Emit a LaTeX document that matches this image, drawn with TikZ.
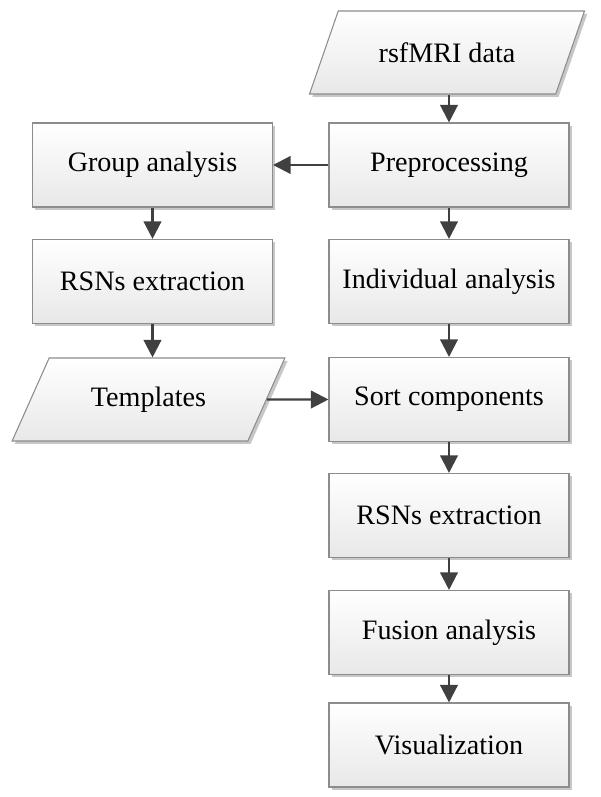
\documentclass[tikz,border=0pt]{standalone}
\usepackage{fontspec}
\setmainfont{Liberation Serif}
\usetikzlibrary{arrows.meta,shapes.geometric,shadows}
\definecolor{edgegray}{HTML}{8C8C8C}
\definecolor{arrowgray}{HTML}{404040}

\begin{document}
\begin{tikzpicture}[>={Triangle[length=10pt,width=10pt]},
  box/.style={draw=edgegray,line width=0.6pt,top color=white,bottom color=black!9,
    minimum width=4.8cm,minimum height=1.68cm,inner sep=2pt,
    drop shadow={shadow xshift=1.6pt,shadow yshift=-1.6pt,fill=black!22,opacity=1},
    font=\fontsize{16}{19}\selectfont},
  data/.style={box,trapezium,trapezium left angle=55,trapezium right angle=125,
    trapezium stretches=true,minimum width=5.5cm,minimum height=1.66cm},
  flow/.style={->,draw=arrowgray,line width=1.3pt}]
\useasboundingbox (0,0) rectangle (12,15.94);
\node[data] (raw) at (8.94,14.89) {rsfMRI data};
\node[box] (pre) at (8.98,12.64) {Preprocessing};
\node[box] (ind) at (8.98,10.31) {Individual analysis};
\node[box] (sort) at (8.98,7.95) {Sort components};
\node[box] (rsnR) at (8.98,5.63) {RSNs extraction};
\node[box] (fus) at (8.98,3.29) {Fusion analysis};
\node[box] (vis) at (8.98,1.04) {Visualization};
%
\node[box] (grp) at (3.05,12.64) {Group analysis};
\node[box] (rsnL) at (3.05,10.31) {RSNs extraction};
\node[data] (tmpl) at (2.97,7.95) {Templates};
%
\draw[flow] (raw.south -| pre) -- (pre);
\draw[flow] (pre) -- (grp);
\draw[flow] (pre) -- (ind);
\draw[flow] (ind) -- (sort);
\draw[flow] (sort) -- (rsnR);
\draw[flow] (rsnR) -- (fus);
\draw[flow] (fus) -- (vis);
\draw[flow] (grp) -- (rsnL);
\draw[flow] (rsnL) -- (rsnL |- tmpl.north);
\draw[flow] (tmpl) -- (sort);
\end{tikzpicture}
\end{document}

Work to do: Please write out all of the material above without changing a word, and omit any pictures.

The output:
Emit a LaTeX document that matches this image, drawn with TikZ.
\documentclass[tikz,border=0pt]{standalone}
\usepackage{fontspec}
\setmainfont{Liberation Serif}
\usetikzlibrary{arrows.meta,shapes.geometric,shadows}
\definecolor{edgegray}{HTML}{8C8C8C}
\definecolor{arrowgray}{HTML}{404040}

\begin{document}
\begin{tikzpicture}[>={Triangle[length=10pt,width=10pt]},
  box/.style={draw=edgegray,line width=0.6pt,top color=white,bottom color=black!9,
    minimum width=4.8cm,minimum height=1.68cm,inner sep=2pt,
    drop shadow={shadow xshift=1.6pt,shadow yshift=-1.6pt,fill=black!22,opacity=1},
    font=\fontsize{16}{19}\selectfont},
  data/.style={box,trapezium,trapezium left angle=55,trapezium right angle=125,
    trapezium stretches=true,minimum width=5.5cm,minimum height=1.66cm},
  flow/.style={->,draw=arrowgray,line width=1.3pt}]
\useasboundingbox (0,0) rectangle (12,15.94);
\node[data] (raw) at (8.94,14.89) {rsfMRI data};
\node[box] (pre) at (8.98,12.64) {Preprocessing};
\node[box] (ind) at (8.98,10.31) {Individual analysis};
\node[box] (sort) at (8.98,7.95) {Sort components};
\node[box] (rsnR) at (8.98,5.63) {RSNs extraction};
\node[box] (fus) at (8.98,3.29) {Fusion analysis};
\node[box] (vis) at (8.98,1.04) {Visualization};
%
\node[box] (grp) at (3.05,12.64) {Group analysis};
\node[box] (rsnL) at (3.05,10.31) {RSNs extraction};
\node[data] (tmpl) at (2.97,7.95) {Templates};
%
\draw[flow] (raw.south -| pre) -- (pre);
\draw[flow] (pre) -- (grp);
\draw[flow] (pre) -- (ind);
\draw[flow] (ind) -- (sort);
\draw[flow] (sort) -- (rsnR);
\draw[flow] (rsnR) -- (fus);
\draw[flow] (fus) -- (vis);
\draw[flow] (grp) -- (rsnL);
\draw[flow] (rsnL) -- (rsnL |- tmpl.north);
\draw[flow] (tmpl) -- (sort);
\end{tikzpicture}
\end{document}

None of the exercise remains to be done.